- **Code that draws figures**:
++++++++++++++++++++

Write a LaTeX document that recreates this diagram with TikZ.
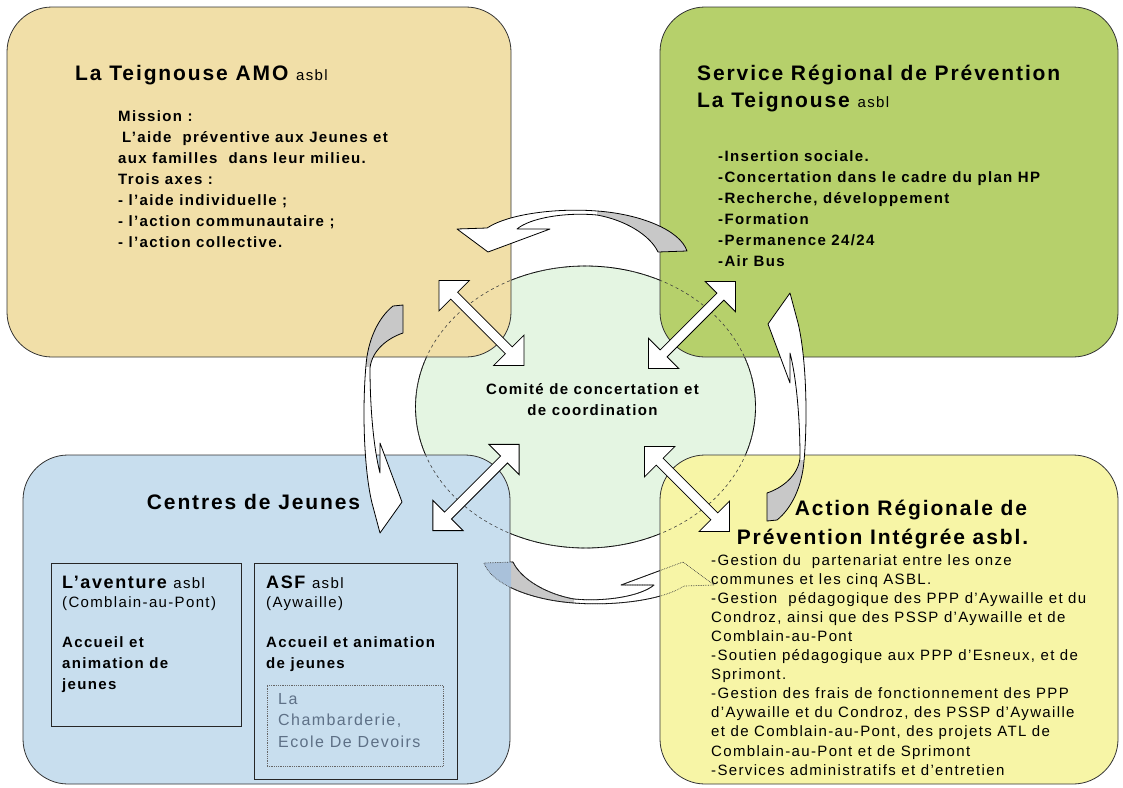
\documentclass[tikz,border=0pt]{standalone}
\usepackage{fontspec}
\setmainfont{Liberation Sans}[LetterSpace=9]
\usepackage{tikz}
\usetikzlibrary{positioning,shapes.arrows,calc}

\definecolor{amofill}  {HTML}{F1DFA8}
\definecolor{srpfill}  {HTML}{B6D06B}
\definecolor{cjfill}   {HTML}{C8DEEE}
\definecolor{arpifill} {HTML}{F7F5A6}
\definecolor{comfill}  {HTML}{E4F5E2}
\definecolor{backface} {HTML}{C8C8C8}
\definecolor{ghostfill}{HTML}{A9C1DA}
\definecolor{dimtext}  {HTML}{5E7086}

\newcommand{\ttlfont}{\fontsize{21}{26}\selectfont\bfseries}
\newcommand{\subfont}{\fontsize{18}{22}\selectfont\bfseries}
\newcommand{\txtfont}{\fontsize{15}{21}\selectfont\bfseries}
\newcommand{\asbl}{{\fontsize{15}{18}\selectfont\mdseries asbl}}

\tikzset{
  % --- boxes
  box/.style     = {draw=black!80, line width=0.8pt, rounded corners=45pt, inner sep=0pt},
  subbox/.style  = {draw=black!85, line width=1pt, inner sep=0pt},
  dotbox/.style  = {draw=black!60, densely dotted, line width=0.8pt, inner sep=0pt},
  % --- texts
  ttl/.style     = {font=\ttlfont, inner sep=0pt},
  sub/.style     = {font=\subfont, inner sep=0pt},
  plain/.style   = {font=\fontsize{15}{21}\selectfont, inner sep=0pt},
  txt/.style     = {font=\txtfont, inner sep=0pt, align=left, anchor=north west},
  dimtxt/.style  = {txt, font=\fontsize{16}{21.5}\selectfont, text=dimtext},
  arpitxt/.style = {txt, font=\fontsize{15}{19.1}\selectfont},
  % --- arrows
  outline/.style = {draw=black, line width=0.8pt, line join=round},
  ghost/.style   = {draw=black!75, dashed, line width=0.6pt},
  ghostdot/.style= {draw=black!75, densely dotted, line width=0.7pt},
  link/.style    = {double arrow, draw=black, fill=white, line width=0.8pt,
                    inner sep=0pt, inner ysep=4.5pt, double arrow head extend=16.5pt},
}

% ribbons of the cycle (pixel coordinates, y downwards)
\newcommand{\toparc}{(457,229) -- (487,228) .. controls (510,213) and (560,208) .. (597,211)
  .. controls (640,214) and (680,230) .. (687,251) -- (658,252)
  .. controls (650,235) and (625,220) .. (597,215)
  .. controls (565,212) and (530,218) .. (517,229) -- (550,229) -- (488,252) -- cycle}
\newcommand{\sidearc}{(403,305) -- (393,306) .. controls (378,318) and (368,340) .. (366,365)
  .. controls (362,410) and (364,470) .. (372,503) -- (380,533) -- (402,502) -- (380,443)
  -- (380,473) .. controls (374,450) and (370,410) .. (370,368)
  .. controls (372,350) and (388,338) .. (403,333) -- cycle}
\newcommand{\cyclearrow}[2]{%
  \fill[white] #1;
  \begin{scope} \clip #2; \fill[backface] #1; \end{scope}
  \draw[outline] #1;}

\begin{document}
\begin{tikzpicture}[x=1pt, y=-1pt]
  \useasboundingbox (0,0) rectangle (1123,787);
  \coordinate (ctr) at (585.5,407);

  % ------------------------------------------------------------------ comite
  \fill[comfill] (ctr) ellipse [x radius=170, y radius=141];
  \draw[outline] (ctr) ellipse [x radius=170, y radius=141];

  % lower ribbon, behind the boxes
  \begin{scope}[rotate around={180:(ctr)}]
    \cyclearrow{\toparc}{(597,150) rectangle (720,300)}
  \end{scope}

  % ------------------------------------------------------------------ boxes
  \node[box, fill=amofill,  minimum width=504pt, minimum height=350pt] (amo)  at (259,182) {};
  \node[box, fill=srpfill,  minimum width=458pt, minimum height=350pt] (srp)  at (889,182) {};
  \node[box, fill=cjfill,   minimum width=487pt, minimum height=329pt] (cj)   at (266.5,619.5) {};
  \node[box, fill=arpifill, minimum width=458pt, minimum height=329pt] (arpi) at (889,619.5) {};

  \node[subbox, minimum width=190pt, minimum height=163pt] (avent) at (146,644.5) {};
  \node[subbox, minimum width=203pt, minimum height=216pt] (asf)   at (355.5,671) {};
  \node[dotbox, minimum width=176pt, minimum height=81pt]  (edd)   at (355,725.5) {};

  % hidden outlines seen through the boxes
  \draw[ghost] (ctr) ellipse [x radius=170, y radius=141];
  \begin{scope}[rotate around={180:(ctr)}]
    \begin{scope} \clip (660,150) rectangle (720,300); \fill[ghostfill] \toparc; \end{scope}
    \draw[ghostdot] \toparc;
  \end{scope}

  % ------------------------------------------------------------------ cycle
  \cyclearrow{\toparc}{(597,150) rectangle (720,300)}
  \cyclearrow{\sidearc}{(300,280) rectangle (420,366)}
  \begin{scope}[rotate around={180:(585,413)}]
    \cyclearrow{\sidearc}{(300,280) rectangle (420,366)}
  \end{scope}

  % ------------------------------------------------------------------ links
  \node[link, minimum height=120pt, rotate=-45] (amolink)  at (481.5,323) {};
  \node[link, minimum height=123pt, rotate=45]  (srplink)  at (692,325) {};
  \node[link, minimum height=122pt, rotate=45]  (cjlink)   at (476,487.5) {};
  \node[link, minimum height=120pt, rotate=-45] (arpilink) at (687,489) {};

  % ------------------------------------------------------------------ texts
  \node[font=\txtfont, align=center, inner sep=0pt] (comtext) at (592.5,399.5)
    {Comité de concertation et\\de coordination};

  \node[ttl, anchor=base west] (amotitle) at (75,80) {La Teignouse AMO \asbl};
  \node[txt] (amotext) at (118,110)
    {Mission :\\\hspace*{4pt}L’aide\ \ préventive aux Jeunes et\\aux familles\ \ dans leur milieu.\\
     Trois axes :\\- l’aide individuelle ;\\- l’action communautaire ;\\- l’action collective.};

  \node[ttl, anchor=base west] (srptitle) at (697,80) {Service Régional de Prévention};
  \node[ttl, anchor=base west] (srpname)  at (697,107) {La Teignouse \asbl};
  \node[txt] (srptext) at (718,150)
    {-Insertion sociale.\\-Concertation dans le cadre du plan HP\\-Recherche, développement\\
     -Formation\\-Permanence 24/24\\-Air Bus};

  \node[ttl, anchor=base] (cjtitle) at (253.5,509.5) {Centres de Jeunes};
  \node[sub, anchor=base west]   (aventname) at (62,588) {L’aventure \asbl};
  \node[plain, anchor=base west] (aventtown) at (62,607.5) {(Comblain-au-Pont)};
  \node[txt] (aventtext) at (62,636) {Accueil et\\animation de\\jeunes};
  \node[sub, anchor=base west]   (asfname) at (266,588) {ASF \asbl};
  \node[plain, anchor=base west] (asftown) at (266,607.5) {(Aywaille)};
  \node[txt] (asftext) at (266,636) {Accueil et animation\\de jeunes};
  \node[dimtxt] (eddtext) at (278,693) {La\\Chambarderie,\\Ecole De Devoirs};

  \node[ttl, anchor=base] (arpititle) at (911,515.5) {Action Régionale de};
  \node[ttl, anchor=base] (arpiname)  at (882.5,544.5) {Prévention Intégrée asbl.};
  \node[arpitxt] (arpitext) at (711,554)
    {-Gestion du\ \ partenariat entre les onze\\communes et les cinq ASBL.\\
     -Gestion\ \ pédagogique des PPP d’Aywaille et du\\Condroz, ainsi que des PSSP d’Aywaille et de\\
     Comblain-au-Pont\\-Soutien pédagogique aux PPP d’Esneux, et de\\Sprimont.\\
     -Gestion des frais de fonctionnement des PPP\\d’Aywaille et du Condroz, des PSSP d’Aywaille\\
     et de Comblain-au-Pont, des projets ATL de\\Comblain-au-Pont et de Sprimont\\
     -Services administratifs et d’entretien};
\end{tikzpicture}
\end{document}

++++++++++++++++++++

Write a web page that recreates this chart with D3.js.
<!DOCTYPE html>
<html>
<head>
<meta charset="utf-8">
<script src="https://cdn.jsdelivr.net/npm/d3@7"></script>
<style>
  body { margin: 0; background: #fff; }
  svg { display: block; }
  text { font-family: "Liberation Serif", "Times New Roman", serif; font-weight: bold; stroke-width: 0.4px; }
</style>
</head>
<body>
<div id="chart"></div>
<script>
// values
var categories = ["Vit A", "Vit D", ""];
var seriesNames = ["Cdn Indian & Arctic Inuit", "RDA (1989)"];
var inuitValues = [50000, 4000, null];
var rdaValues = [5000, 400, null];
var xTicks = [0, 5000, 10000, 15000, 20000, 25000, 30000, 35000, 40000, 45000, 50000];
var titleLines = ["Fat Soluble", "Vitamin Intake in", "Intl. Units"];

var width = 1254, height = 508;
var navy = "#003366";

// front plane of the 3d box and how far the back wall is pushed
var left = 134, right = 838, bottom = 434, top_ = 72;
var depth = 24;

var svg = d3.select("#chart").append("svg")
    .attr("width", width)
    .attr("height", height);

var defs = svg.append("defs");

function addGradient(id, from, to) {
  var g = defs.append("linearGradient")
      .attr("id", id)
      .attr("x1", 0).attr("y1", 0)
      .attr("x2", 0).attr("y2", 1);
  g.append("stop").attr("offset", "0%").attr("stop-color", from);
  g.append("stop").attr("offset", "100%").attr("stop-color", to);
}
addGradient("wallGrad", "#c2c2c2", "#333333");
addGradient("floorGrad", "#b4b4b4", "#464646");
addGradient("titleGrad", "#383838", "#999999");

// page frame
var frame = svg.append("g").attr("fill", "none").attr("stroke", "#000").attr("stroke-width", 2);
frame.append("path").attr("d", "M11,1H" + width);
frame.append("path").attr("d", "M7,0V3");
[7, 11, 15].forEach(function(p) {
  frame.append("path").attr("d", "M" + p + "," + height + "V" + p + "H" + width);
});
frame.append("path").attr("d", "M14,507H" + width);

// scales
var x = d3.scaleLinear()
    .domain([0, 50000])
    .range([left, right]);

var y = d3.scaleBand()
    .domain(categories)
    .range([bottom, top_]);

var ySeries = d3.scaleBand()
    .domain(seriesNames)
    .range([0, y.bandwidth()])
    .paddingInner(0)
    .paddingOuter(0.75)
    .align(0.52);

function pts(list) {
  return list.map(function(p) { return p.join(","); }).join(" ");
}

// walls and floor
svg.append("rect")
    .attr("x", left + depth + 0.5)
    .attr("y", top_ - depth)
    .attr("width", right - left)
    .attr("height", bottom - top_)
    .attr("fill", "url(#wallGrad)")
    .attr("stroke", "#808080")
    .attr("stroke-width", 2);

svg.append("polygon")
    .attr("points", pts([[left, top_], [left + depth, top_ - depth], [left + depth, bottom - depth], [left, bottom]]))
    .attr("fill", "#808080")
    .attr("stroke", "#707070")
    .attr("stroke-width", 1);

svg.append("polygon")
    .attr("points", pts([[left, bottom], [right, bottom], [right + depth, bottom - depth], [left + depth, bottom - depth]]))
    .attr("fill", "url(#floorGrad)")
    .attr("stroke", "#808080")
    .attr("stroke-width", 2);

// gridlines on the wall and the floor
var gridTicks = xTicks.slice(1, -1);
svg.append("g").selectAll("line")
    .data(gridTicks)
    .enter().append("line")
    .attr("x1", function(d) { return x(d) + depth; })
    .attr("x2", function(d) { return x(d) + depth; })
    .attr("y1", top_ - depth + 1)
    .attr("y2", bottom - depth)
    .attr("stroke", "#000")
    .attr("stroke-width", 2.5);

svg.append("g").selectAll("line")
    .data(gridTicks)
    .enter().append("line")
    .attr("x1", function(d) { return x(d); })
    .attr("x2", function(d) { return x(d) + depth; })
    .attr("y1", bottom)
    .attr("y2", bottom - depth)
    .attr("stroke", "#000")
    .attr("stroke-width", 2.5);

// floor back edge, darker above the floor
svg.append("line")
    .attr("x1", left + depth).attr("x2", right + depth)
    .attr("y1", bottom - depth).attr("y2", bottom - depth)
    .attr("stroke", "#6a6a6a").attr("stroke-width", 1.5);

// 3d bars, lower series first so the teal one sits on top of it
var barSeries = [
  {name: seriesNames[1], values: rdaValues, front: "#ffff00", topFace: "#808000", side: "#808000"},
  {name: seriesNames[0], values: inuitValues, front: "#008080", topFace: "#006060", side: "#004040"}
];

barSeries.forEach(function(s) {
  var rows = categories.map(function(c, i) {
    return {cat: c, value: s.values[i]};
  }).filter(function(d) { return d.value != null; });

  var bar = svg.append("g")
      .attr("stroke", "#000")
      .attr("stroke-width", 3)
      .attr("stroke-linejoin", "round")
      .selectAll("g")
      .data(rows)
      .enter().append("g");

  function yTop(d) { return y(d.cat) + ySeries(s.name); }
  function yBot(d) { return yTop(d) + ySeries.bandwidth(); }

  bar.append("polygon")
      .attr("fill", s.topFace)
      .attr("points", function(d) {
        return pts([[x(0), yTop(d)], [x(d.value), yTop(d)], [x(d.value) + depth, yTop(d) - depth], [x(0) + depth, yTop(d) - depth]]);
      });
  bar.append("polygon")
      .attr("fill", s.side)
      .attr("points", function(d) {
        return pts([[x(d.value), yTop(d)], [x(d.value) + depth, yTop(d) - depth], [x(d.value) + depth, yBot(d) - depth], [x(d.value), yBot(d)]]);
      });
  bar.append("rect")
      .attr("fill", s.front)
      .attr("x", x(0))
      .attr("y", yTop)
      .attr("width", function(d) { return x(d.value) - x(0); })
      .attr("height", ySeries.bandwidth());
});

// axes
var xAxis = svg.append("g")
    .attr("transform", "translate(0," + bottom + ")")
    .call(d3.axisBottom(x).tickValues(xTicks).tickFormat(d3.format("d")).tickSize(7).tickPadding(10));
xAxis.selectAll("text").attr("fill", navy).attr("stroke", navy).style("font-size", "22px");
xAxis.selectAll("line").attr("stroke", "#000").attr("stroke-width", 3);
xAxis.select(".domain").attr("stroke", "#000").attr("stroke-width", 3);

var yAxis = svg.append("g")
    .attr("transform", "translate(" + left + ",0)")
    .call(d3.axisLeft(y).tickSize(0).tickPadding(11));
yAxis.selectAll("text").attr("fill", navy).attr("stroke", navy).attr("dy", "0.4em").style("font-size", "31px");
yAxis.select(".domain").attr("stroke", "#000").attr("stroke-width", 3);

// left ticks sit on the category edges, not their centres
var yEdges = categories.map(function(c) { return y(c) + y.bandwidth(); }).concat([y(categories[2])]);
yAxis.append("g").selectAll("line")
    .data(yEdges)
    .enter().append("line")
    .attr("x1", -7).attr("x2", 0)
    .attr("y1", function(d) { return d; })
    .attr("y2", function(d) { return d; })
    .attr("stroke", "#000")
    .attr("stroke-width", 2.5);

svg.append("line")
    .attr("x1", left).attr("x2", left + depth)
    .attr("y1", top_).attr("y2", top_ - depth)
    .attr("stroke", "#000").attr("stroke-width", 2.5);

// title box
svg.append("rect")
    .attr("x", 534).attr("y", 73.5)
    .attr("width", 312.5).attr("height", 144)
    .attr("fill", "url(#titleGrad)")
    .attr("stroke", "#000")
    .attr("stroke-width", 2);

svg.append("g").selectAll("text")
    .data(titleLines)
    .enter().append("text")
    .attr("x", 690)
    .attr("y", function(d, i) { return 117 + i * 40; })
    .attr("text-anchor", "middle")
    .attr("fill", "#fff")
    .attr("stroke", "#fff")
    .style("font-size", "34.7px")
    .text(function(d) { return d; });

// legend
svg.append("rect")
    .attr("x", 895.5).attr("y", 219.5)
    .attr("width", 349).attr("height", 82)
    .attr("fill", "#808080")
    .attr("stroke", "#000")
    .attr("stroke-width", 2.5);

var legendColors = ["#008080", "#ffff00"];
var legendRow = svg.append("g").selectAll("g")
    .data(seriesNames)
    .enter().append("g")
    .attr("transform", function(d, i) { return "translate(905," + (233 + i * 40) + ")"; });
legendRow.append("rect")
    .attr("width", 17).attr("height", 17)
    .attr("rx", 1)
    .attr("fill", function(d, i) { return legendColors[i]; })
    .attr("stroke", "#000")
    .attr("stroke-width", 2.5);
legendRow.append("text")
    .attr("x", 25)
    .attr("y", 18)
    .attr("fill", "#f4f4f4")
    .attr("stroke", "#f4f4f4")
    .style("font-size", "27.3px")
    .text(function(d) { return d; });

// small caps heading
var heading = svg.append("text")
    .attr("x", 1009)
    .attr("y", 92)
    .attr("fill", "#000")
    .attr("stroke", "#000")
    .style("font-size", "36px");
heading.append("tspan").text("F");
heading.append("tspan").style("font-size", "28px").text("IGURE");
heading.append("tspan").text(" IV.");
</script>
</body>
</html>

++++++++++++++++++++

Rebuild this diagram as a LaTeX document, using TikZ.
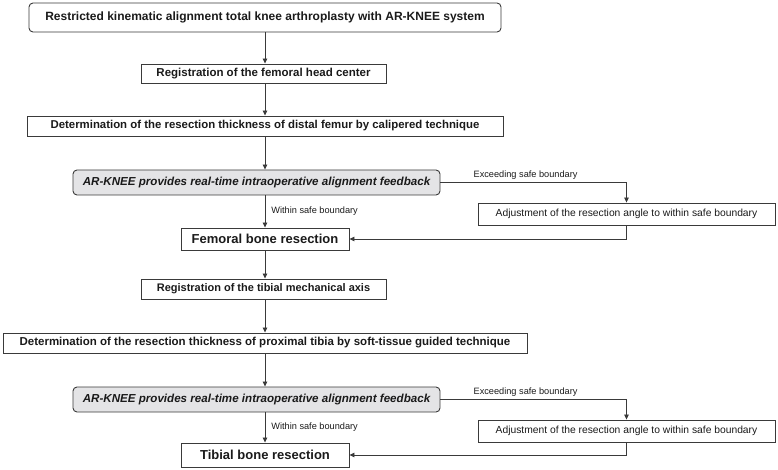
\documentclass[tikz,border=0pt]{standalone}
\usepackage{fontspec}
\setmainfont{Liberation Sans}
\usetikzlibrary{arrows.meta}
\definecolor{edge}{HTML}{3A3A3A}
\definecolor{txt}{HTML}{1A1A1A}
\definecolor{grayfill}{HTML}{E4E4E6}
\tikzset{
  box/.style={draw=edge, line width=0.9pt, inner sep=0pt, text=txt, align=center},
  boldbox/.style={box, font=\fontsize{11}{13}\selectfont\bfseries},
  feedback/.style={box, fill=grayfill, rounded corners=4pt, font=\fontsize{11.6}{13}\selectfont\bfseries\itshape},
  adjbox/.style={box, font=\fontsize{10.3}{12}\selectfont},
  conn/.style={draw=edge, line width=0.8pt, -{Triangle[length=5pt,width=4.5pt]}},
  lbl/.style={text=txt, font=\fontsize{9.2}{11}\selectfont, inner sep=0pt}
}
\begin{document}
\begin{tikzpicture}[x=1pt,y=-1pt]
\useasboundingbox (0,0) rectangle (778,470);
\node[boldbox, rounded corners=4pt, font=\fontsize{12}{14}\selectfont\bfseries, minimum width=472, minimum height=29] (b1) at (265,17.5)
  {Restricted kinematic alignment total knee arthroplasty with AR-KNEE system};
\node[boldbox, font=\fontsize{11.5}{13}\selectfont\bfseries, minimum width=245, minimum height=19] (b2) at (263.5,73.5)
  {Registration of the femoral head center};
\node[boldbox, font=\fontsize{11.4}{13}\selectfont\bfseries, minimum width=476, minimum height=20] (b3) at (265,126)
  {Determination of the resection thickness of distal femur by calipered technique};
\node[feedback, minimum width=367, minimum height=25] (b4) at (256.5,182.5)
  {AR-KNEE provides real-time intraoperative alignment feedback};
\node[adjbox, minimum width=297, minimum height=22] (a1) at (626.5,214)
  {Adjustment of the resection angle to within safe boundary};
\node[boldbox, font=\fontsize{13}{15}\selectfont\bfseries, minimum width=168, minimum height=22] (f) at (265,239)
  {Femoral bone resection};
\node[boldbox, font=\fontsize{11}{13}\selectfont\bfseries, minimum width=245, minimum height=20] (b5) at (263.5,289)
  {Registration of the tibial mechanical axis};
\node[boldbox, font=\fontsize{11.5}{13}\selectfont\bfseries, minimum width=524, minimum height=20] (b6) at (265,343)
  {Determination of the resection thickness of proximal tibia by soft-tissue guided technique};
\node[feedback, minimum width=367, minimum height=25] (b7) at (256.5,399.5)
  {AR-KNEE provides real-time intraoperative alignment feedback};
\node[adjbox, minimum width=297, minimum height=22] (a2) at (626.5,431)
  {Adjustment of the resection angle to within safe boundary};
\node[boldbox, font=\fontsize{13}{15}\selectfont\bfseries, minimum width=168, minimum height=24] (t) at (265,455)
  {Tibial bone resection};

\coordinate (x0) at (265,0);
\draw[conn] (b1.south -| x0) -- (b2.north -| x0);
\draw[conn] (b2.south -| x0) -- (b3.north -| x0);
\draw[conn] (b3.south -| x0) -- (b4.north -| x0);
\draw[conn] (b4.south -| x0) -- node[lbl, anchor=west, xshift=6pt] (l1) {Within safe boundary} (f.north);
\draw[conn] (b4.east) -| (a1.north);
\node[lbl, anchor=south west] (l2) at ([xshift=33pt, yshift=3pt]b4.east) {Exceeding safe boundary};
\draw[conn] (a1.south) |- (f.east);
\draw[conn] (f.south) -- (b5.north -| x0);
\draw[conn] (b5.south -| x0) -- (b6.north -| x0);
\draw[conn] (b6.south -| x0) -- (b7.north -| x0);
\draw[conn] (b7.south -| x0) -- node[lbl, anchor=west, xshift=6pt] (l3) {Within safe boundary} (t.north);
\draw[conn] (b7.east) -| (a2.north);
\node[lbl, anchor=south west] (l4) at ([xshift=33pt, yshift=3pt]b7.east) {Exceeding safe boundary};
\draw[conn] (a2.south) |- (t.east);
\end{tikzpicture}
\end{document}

++++++++++++++++++++

- **DESCRIPTION OF THE TASK**: Check the data for the word "this" and pull out the lines that have it.

- **WRITTEN RESPONSE**:
Write a LaTeX document that recreates this diagram with TikZ.
Write a web page that recreates this chart with D3.js.
Rebuild this diagram as a LaTeX document, using TikZ.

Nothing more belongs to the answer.